-- DATASET ENTRIES start --

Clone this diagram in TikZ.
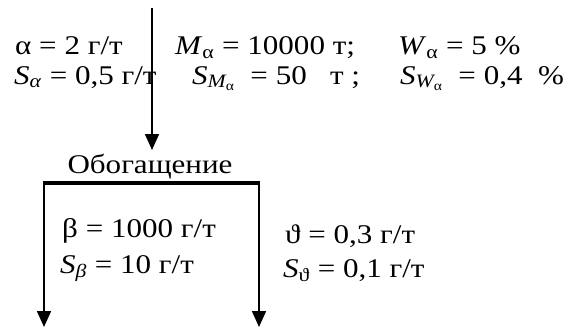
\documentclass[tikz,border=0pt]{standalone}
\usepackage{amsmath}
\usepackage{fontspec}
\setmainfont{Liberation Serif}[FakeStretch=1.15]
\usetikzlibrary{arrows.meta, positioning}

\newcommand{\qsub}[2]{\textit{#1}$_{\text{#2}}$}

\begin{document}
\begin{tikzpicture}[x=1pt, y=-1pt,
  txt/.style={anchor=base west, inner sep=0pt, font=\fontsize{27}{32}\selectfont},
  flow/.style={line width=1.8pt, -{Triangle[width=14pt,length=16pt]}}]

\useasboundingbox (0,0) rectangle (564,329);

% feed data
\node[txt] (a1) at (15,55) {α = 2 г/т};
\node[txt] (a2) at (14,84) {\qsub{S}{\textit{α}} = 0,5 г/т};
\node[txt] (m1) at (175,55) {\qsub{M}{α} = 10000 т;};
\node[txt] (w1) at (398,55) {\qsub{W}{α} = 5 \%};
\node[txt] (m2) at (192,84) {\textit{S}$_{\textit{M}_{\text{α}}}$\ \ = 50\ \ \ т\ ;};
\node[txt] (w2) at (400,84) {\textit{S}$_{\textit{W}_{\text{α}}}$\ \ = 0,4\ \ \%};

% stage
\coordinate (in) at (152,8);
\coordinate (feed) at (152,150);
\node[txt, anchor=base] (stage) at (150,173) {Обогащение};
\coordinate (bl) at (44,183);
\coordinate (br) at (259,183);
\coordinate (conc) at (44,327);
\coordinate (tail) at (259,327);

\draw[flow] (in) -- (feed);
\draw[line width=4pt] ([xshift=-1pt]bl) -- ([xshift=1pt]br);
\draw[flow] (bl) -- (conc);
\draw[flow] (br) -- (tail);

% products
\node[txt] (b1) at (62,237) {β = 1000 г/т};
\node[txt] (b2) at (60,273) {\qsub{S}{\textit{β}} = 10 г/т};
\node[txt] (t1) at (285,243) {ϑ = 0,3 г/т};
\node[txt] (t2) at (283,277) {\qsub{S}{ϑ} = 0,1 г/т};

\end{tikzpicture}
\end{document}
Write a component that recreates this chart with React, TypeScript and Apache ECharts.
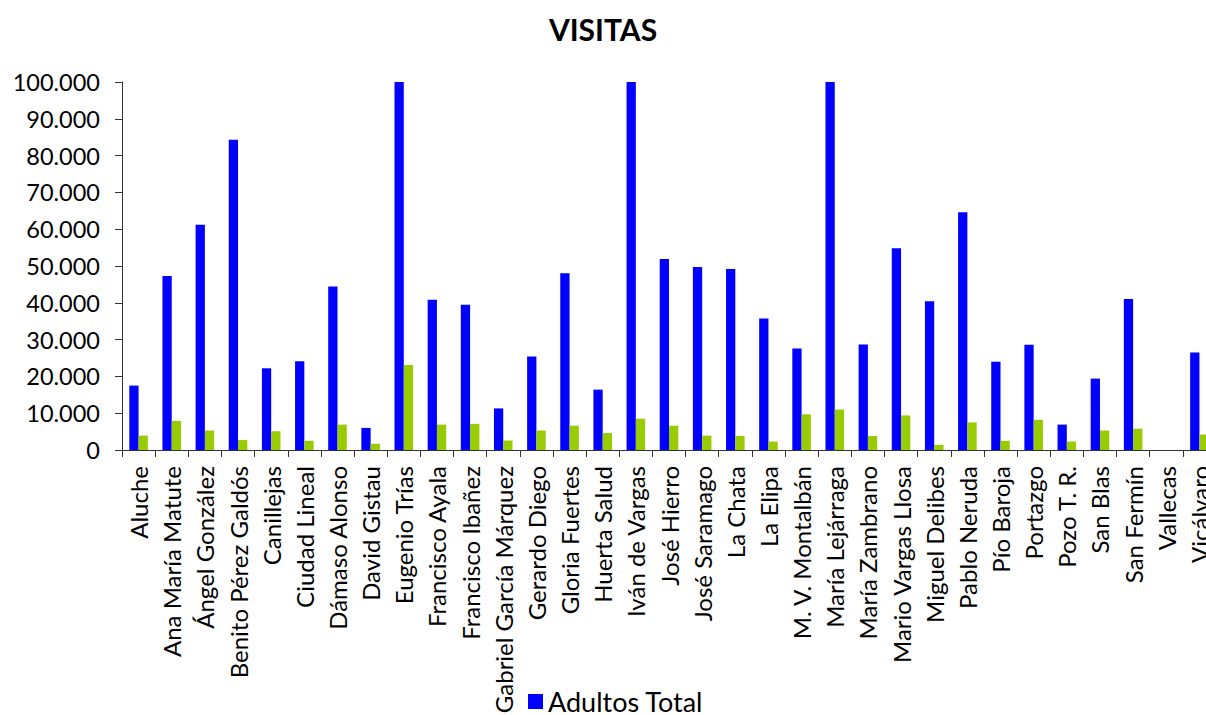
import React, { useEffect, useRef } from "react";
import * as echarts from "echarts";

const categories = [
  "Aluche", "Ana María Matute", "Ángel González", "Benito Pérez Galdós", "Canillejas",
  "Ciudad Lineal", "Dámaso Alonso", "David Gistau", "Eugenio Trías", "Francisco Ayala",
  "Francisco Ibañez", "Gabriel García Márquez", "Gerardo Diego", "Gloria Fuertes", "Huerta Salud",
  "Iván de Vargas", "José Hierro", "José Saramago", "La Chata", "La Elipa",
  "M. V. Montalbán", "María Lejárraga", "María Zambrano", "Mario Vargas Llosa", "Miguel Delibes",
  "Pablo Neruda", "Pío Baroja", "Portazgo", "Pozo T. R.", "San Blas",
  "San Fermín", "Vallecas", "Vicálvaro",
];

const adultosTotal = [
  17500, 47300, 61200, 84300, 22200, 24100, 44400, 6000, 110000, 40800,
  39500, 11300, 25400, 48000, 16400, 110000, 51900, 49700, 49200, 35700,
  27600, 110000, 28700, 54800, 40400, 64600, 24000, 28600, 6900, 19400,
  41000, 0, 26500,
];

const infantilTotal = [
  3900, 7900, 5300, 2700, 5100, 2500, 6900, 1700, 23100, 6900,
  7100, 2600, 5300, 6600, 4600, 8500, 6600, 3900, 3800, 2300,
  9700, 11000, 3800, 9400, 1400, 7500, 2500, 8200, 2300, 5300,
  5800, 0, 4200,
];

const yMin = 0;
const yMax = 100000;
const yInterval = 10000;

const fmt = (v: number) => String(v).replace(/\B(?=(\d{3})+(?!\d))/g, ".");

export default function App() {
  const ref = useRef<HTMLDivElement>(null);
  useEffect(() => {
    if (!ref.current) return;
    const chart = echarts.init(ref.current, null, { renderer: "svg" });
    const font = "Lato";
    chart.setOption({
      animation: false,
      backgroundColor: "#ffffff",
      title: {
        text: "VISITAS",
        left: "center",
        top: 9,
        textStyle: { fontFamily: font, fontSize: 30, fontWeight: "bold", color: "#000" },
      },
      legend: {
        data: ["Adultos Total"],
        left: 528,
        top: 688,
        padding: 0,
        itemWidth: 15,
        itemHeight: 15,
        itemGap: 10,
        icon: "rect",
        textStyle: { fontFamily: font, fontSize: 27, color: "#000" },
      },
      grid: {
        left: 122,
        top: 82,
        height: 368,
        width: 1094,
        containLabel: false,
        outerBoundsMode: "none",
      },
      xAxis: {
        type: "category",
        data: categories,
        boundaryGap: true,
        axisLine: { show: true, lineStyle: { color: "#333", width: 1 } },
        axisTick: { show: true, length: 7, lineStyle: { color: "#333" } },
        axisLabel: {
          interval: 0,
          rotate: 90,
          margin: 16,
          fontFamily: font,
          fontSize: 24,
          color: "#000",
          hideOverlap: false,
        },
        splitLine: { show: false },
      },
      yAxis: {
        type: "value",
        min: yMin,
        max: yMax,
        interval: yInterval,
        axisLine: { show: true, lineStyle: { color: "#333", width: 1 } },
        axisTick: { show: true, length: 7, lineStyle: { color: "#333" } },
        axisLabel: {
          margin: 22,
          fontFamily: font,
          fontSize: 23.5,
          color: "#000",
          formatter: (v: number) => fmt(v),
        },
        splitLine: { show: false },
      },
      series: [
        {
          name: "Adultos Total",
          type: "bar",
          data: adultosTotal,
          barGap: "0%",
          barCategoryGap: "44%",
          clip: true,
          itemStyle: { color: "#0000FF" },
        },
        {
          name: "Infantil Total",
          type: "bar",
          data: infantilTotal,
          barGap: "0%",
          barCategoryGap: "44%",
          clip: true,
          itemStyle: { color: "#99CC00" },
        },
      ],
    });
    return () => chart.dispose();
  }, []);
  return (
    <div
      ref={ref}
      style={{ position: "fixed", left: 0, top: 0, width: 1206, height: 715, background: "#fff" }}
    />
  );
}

-- DATASET ENTRIES end --

TASK TO COMPLETE: Pictures are not part of the copy. Reproduce the lines from the one containing "Write a component" through the one containing "import * as", exactly and nothing more.

EXERCISE ANSWER:
Write a component that recreates this chart with React, TypeScript and Apache ECharts.
import React, { useEffect, useRef } from "react";
import * as echarts from "echarts";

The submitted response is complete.